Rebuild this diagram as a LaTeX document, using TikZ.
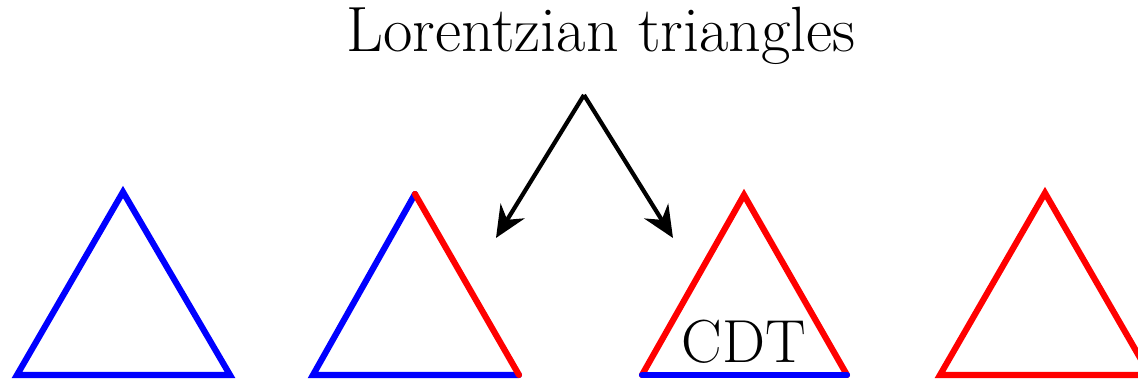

== == ==

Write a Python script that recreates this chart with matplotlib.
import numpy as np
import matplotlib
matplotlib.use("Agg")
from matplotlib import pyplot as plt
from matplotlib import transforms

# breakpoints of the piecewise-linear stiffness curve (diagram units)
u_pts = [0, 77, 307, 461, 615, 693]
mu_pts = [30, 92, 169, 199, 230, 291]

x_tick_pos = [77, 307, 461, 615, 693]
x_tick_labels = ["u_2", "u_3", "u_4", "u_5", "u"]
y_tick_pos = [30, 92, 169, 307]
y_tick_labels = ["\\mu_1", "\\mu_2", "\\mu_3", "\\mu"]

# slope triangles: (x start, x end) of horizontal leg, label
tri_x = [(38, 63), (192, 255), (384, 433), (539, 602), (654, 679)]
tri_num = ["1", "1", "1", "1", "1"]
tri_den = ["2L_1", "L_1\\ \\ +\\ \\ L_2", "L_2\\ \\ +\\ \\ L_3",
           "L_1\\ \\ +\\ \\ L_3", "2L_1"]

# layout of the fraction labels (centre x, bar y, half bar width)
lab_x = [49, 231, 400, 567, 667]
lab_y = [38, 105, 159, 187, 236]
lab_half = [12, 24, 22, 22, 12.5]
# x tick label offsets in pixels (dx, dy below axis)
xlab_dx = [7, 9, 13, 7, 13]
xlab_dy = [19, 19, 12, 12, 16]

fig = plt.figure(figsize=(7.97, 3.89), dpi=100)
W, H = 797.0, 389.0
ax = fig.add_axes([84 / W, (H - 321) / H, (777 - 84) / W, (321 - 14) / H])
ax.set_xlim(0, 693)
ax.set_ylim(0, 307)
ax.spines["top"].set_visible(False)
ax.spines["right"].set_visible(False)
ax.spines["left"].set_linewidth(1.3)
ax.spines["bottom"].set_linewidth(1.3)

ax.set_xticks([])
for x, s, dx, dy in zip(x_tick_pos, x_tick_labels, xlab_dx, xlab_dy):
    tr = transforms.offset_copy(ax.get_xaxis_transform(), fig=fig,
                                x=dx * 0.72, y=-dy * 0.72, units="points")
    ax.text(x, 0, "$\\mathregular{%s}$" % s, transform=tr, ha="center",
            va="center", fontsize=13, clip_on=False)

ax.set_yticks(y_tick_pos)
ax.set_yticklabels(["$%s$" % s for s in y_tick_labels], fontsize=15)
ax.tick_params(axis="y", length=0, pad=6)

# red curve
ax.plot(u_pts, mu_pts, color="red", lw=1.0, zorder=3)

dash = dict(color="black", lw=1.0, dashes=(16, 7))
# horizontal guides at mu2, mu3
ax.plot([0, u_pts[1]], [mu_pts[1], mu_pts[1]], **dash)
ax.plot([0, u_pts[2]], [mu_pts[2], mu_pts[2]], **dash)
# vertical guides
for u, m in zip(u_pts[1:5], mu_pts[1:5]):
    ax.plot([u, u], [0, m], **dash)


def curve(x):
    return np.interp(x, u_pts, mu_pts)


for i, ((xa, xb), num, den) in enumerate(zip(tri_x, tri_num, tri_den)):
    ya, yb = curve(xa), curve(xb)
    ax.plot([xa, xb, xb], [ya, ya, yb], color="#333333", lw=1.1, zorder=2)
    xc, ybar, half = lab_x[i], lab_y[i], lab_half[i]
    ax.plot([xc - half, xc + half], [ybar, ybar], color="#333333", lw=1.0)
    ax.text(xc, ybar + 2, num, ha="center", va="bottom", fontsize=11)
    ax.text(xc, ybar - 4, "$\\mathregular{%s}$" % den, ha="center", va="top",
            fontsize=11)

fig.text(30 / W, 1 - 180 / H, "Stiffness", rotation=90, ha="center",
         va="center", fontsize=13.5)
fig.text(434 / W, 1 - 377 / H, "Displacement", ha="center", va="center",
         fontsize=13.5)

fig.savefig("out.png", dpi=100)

== == ==

- Exercise details: Between the line containing "Write a Python" and the line containing "from matplotlib import transforms" lies the part to return. Return it exactly, counting both of those lines.

- Worked answer:
Write a Python script that recreates this chart with matplotlib.
import numpy as np
import matplotlib
matplotlib.use("Agg")
from matplotlib import pyplot as plt
from matplotlib import transforms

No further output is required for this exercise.